Monday, May 23, 2011

I'd Love To Turn You On #33 - Scott Walker – Scott 4 (Mercury/Fontana)

There are two seemingly irreconcilable Scott Walkers. The first Scott Walker was an Ohio-born teen idol who seduced every girl in England with his dreamy looks, Sinatra-baritone and epic ballads. The second Scott Walker, the one working in the last twenty-five years, is a fiercely independent artist, skirting the outer edges of avant-garde pop music. These two men have seemingly nothing in common, except that they are in fact the same man. And, in between these two polar opposite points is an album he made in 1969 called Scott 4.
After leaving pinup idols The Walker Brothers in 1967, Scott had attempted to shed his teenybopper Tom Jones-like image and stretch out artistically. On his first three solo albums Scott showed that he was already different from he rest, spinning tales involving undesirable fringe characters set to lush but often discordant arrangements, completely at odds with what was happening in the music world at the time. By 1969 and Scott 4, he had moved so far away from acceptable subject material and the musical mainstream that his audience abandoned him. Ironically, it is this move away from the formulaic that has made Scott's catalogue so richly rewarding, and turned Scott into a figure of contemporary fascination.
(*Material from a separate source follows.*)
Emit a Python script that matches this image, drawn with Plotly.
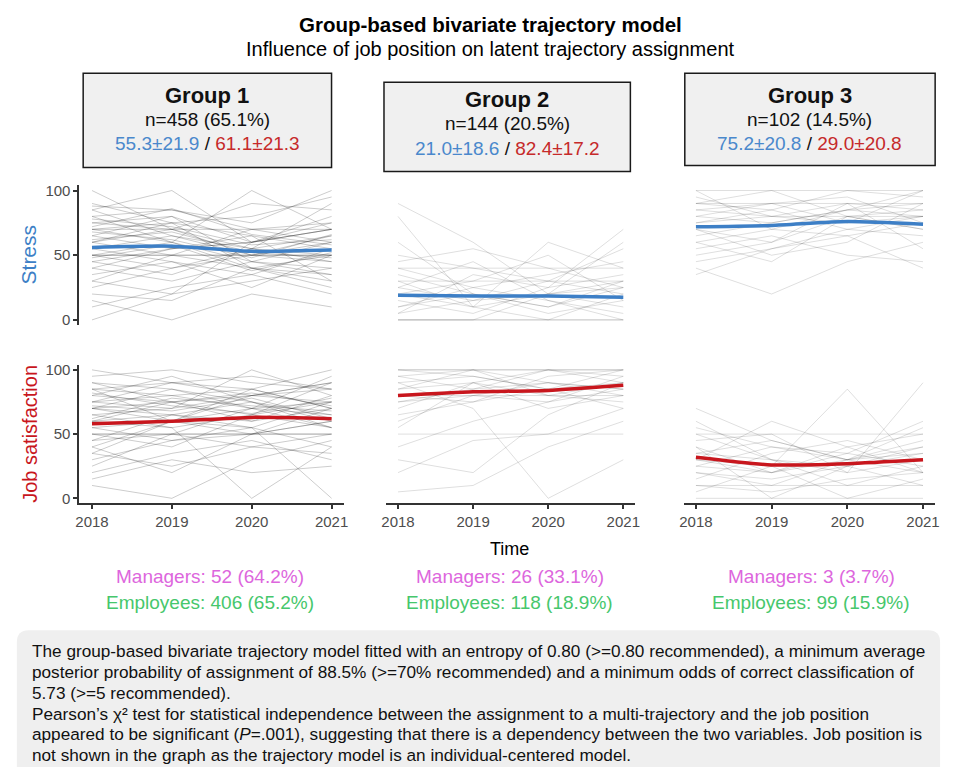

If you'd been one of the hundreds of people who had bought this LP in 1969, you would have immediately noticed that this was not the usual record, even for Scott Walker. Beside shots of a serious Scott is an impenetrable Albert Camus quote and a still from Ingmar Bergman's film The Seventh Seal. And then there is a photograph of Joseph Stalin. Upon putting the record on your turntable, you would realize that the starkness, otherness and haunting imagery wasn't on the cover only, but in the grooves as well.
Bergman's 1957 existential classic is retold in the stunning opening cut, “The Seventh Seal.” Flamenco guitar and trumpets start things off in dashing style, as Scott narrates the grim goings-on of various knights, doomed witches and Death himself. Given the personal nature of his material at this point, the knight's lament “My life is a vain pursuit” sounds piercingly autobiographical. Following on, we are treated to a series of relatively stripped back vignettes, each more gorgeous than the last.
“The Old Man's Back Again (Dedicated To The Neo-Stalinist Regime)” is an oddly upbeat saga of Soviet terror magnificently set with a male voice choir and lazy Serge Gainsbourg-esque backing. “Angels of Ashes” is a dreamsong that, unlike his more recent nightmarish work, hints that Scott may have inhabited a world of ecstatic beauty during the twilight hours. Best of all is the profound “Boy Child,” a philosophical number with an utterly unique orchestral backing. It's spine tingling stuff, if you let yourself in. You've never heard anything like “Hero of the War,” an ironic tale of a veteran-turned-vegetable set to a killer Bo Diddley beat and phased strings. In the middle of all that, there are “Duchess” and “The World's Strongest Man,” two of the most achingly beautiful love songs ever written.
Scott 4 is the most dazzling work by one of pop music's most brilliant minds, and one of the genre's few flirtations with true greatness. His vocal styling was a huge influence on David Bowie and Bryan Ferry and his singular artistic quest continues to inspire legions of respected music acts from The Smiths and Nick Cave to Radiohead and Portishead. Listen, and see why.